On the other hand, I have a deep uneasiness about you going much past 41 weeks. We still should find out Monday if you aren't here yet what day is best to schedule probably an induction, possibly a straight up Cesarean (based on what our OB thinks is best, and we very much trust her). I can't tell if it's simply having read statistics of still births and how they go up significantly at 41 weeks and skyrocket at 42, but the thought of you dying at this point...I can hardly imagine it. Honestly. I don't let myself go there because it's pointless to worry--Jesus alone knows what tomorrow holds. But I pray for a healthy, live birth. You're so totally a real person and such a part of our lives that the thought of never knowing you is literally soul crushing beyond what I can bear to imagine, so I lean into Jesus and ask Him that you'll be healthy, well, and alive and born soon when those thoughts come.

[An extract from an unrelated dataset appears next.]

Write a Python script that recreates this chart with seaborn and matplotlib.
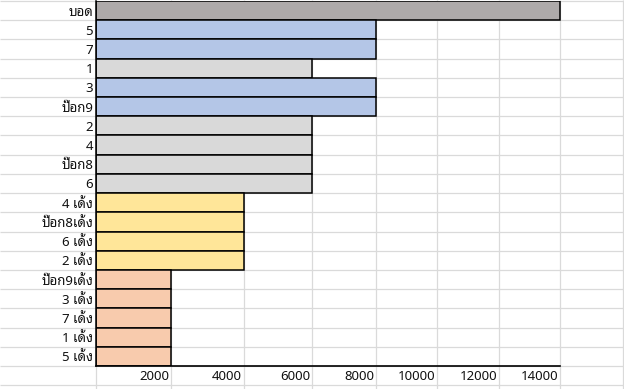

As best I can tell, you're still totally healthy in there and you're so big and so squished that when you move I can definitely tell because, well, it hurts! And since you've come down some it's better but when you get in my ribs it's not fun! Thankfully you have a harder time reaching them :)

Today didn't hold much worth noting, other than mainly your mama and daddy awaiting your arrival. Daddy worked hard, mama watched Food Network and napped. Ok, I did a bit more than that, but not much! We have big ol' plans to walk around the mall a bunch tomorrow because it's ick rainy here, but hopefully the walking will encourage you along. Beyond that it's just waiting and praying. For now, I'm going to sleep because it will knock off a good 10 or so hours of waiting for you to get here, and if I wake up in labor, praise Jesus! I can't lie, I'm kind of hoping you hold out until later in the morning because Daddy is meeting up with some Jesus-loving dudes at 7am to pray and such at Top Pot and he's bringing me home a maple bar (yup, THOSE maple bars!) and an apple fritter and, well, Top Pot's doughnuts are AMAZING. So there's that to look forward to when I wake up :)

Ok, love you, sweet son. Stay healthy, stay alive, and feel free to come on out and meet us, ok? Because we really love you and are pretty much beyond ready to meet you and love you! We adore you, Roger!